● **WRITTEN PROBLEM**: Repeat exactly the lines of the listing below, please, starting with the first and ending with the line containing "flow_reserve_sd = [0.2, 0.2]"; leave out the rest.

● **RAW DATA**:
---*---
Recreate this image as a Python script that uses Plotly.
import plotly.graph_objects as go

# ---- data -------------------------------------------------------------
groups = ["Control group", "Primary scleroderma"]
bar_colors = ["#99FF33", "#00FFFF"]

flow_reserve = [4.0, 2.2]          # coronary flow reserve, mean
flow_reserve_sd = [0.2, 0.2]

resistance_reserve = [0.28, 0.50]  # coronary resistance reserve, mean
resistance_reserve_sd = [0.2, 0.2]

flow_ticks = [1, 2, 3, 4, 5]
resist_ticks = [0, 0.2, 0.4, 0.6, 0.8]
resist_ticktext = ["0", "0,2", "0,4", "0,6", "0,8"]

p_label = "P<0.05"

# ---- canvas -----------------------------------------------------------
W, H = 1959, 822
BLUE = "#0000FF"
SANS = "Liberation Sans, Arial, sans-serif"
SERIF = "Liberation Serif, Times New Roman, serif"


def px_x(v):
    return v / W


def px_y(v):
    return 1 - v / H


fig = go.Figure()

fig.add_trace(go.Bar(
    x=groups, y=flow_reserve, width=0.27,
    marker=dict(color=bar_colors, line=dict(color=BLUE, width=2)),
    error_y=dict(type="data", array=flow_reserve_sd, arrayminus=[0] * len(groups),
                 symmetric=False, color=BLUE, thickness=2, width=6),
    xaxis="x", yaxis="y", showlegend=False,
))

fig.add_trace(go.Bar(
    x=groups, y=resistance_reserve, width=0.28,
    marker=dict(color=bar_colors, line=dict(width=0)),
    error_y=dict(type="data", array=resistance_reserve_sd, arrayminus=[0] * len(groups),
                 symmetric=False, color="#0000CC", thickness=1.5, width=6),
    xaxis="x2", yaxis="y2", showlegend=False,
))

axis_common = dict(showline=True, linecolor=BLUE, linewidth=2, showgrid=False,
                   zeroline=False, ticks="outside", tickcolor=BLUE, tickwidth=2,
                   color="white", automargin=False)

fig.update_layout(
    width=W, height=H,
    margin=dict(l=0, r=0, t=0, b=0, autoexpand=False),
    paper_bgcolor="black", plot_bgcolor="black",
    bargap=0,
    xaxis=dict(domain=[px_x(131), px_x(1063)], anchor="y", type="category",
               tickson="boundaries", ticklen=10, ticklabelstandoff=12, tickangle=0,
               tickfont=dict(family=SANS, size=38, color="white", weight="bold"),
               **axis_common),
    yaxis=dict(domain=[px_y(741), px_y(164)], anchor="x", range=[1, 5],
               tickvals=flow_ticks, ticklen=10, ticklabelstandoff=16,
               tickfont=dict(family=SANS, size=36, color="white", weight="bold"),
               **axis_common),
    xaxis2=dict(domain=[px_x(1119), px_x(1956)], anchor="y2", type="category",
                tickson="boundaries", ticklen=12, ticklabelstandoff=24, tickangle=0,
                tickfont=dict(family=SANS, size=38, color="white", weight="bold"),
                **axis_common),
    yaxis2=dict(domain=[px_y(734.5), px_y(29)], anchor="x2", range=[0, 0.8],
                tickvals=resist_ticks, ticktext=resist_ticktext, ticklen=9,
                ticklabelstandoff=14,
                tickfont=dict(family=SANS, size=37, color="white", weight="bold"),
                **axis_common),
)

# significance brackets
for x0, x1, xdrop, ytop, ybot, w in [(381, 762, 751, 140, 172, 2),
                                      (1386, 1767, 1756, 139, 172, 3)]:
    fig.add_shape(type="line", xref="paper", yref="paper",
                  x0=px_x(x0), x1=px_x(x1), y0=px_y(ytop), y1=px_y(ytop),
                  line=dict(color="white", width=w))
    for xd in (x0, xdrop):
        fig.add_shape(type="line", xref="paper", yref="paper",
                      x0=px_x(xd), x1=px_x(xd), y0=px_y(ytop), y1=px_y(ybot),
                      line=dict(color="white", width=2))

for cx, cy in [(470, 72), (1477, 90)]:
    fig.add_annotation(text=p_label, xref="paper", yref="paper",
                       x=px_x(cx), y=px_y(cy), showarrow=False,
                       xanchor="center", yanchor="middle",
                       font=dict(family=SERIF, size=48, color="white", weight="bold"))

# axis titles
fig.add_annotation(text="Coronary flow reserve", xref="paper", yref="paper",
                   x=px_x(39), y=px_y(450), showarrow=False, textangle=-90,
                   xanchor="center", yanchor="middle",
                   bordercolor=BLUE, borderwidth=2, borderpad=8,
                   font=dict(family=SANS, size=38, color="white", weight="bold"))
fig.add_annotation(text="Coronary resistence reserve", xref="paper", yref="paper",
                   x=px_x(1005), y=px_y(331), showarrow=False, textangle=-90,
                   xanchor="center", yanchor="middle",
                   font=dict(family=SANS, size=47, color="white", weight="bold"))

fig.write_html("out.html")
---*---
● **ANSWER FOR THIS EXERCISE**:
Recreate this image as a Python script that uses Plotly.
import plotly.graph_objects as go

# ---- data -------------------------------------------------------------
groups = ["Control group", "Primary scleroderma"]
bar_colors = ["#99FF33", "#00FFFF"]

flow_reserve = [4.0, 2.2]          # coronary flow reserve, mean
flow_reserve_sd = [0.2, 0.2]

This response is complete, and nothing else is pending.